I myself use illumina and am interested in finding out: A) Is it best to trim your raw reads on the edges for bad quality? B) Remove reads below a certain overall quality? C) Remove PCR duplicates? D) Normally when variants are called, coverage also matters. What are the coverage thresholds (minimum and maximum) to use when determining if a call is real or artefactual? E) Lastly, what is the quality threshold one should consider when treating calls? Where do we draw that line where below it the call is an artifact and above it, it's potentially real?
My own thoughts: For A and B, I am usually against trimming and filtering out RAW reads, because I am afraid of the bias it might introduce. As far as removing PCR duplicates, I think that's a good idea, but it is tricky when dealing with paired end data, because both reads would need to be identical for it to be a PCR duplicate. These guys (1) seemed to remove PCR duplicated, filter and trim. These other guys (2) only trimmed Ns and adaptors, and fitlered only reads with a length smaller than 50, which I think is fine. The authors of the third paper (3) did not preprocess their data in any way.
For D, most people I see are using a minimum DP of 10 or 5 (1), which I am fine with, I think 10 is solid. But what about maximum DP? Either we are sequencing a population and we want to see allele frequency or we are sequencing an individual and want to see heterozygous sites, in any case we should be cautious about gene duplications, so a coverage too high will indicate multiple copies of the gene in the genome, making variant analysis tricky. I am interested in heterozygosity, so what I intend to do is take the average DP for all alleles and setting the upper DP threshold at 1.5x that amount. Opinions on this?
For E I see (1) and (2) used 80 and 100 as the magic line. Here I am really not sure, is 100 stringent enough, or do we need more?
Thank you for your time, Adrian
References: (1) http://www.biomedcentral.com/1471-2164/14/41?utm_source=dlvr.it&utm_medium=twitter (2) http://www.biomedcentral.com/1471-2164/14/64?utm_source=dlvr.it&utm_medium=tumblr (3) http://www.biomedcentral.com/1471-2164/14/467?utm_source=feedburner&utm_medium=feed&utm_campaign=Feed%3A+Bmc%2FGenomics%2FLatestArticles+%28BMC+Genomics+-+Latest+articles%29
A&B) Bad quality will affect the mapping and also calling, personally, I will perform trimming and filtering if the read quality is bad (or request for re-sequencing from the company)

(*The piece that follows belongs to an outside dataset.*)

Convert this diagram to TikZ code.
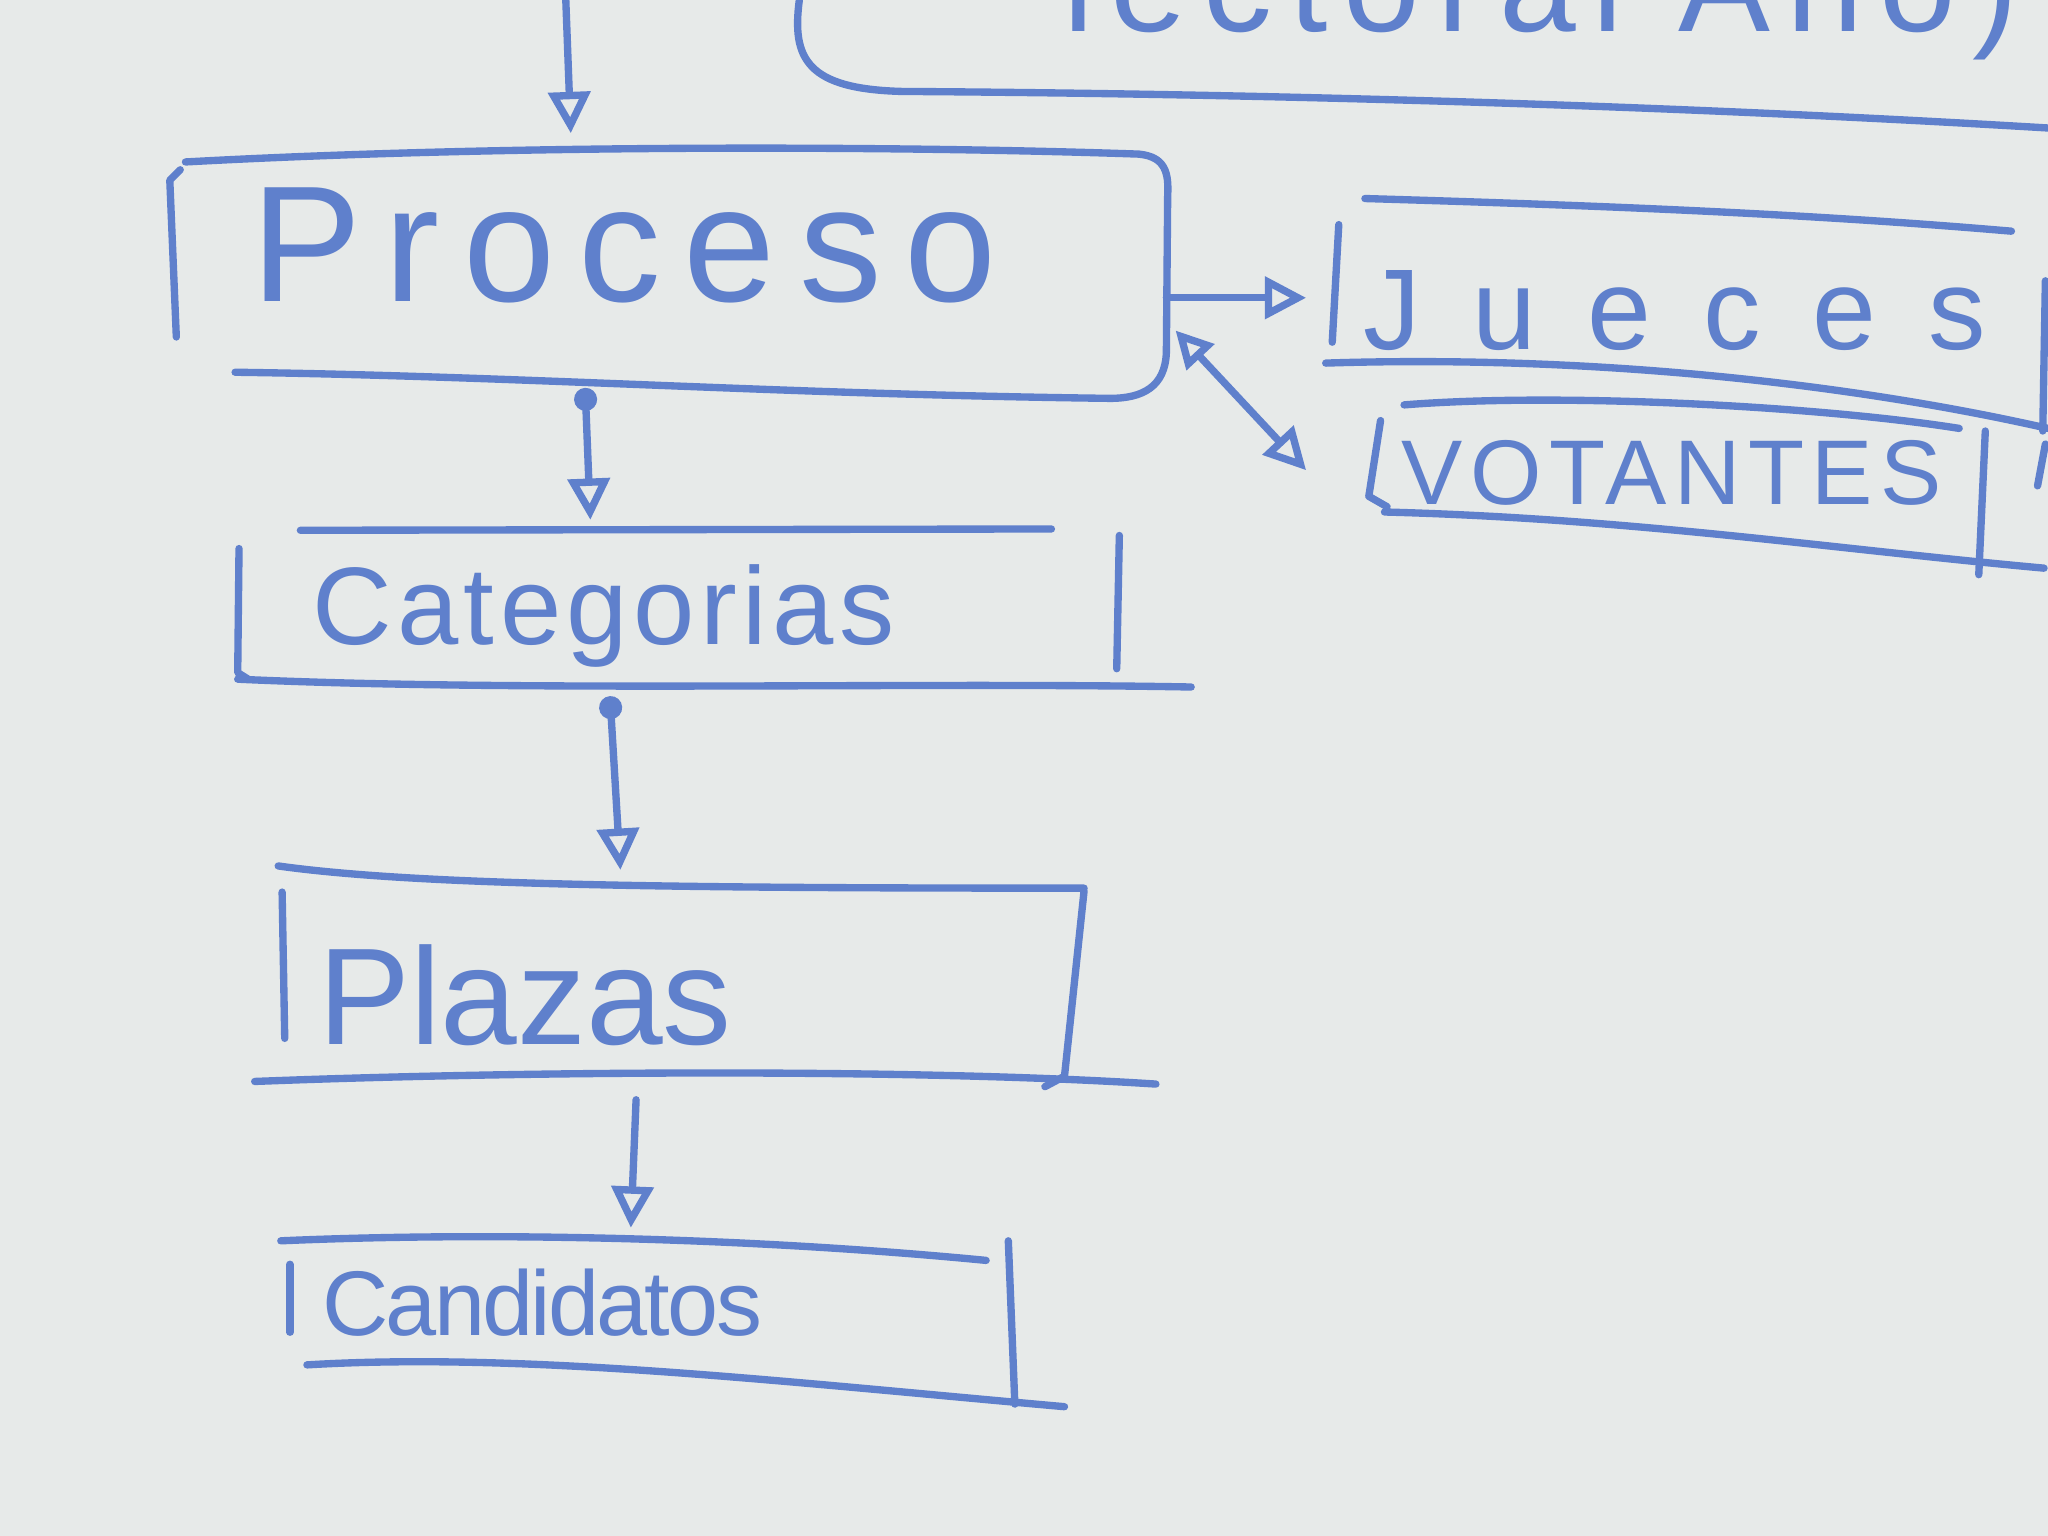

C) Remove PCR duplicats are important About paired-end sequencing
D) Many people use 250, but I am not really sure about that.
Have you looked into using Variant Quality Score Recalibration (VQSR)?
Just looked into it. Very nice idea, many criteria by which to filter, strand bias, alternate allele position... but it needs a prior, needs a training/truth data set. There would be no place where I could find that unfortunately.
The only thing I have is 6 populations, so some sites will be common among them. Maybe try and use that as a training/truth set.
With what species are you working, just out of curiosity?